On March 2, 2026, FINTRAC fined the Northern Isga Foundation $91,162.50 for multiple anti‑money‑laundering (AML) compliance failures tied to its role as the Host First Nation charitable organization for Eagle River Casino and Travel Plaza in Alberta. The decision is a clear regulatory signal that First Nations casino‑related groups face the same program, reporting, and testing expectations as other casino operators.
March 2 enforcement action: the concrete violations FINTRAC listed
FINTRAC’s notice identified four core lapses: no current, written compliance policies formally approved by senior officers; no documented risk assessment addressing prescribed factors; no ongoing compliance training program for employees and authorized agents; and no documented plan to review and test the compliance program at least every two years. The agency tied these procedural gaps directly to the Foundation’s obligations under the Proceeds of Crime (Money Laundering) and Terrorist Financing Act.
The fine amount — $91,162.50 — and the March 2, 2026 timing are explicit markers in FINTRAC’s enforcement record. The decision underscores that failures in documentation and governance, not only transaction-reporting errors, trigger penalties when FINTRAC examines casino‑linked entities.
Why FINTRAC is intensifying scrutiny of casino-related First Nations organizations
FINTRAC’s trajectory matters: since 2008 the agency has issued more than 150 penalties and in 2024–25 recorded a spike of 23 Notices of Violation totaling over $25 million. Casinos remain a high‑risk sector for money laundering, so entities tied to gaming — including host First Nation charities that operate or benefit from casinos — have been subject to stepped up reviews and enforcement.
That history corrects a common misreading: First Nations operators and affiliated charities are not treated as lesser subjects of the regime. FINTRAC applies the same reporting requirements for large cash transactions and suspicious transactions, and it expects the same program controls, regardless of ownership or charitable status.
What Northern Isga (and similar operators) must fix now — requirements and checkpoints
Operators should prioritize three structural actions: produce updated written policies approved by senior officers, complete and retain a documented risk assessment using FINTRAC’s prescribed factors, and implement both recurrent staff training and a documented testing/review cycle every two years. Each action is a discrete regulatory expectation that can be verified in follow‑up examinations.
| Regulatory requirement | What FINTRAC found at Northern Isga | Practical checkpoint or threshold |
|---|---|---|
| Written compliance policies approved by senior officers | No up‑to‑date, approved written policies | Board or chief officer sign‑off date within past 12 months; policies accessible to staff |
| Documented risk assessment | No documented assessment considering prescribed factors | Assessment tied to customer types, services, transaction volumes; updated after major changes |
| Ongoing training for staff/agents | No formal training program in place | Documented sessions, attendance records, and role‑specific modules at least annually |
| Periodic review and testing every two years | No documented review/testing plan | Independent or internal testing reports with corrective actions and timelines |
Short‑term monitoring: what stakeholders should watch next
The next checkpoint is whether Northern Isga files remedial documentation and implements the documented fixes FINTRAC expects; regulators typically look for corrective measures in follow‑up reviews or during the next routine inspection.
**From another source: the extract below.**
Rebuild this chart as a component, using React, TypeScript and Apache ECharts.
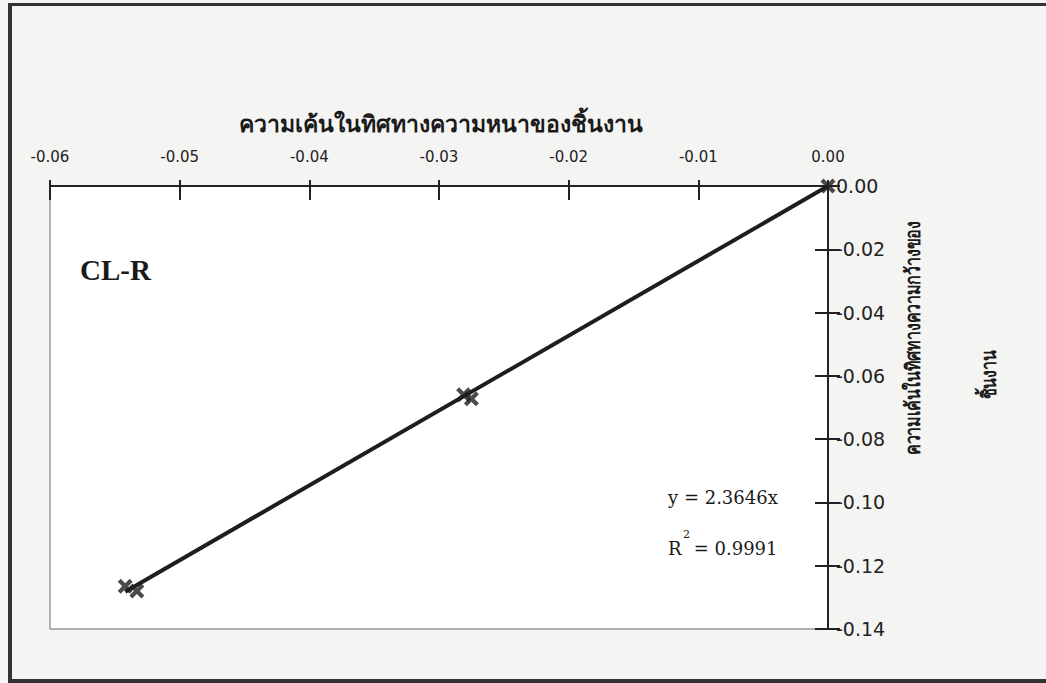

For players and partners, a lack of visible remediation within a few months can be a signal of ongoing operational risk.
Beyond this single case, industry observers should track whether FINTRAC follows up with additional penalties or confirmations of compliance across other First Nations host organizations; repeated findings would indicate systemic gaps rather than an isolated failure at Eagle River Casino and Travel Plaza in Alberta.
Q&A — immediate questions readers have
When must Northern Isga show improvement? FINTRAC’s notices usually expect timely corrective steps; documented policy approvals and a risk assessment can be drafted within weeks, while complete training programs and two‑year testing cycles take longer to demonstrate.
Are casino patrons at immediate risk? A regulatory notice signals elevated oversight, not an immediate threat to gamblers’ funds; however, persistent noncompliance can erode trust and increase the chance of future restrictions or closer audits.
How will FINTRAC verify fixes? Through follow‑up reviews and requests for evidence — signed policies, training records, risk assessments and testing reports — and by checking that transaction‑reporting obligations (large cash and suspicious transaction reports) are being met.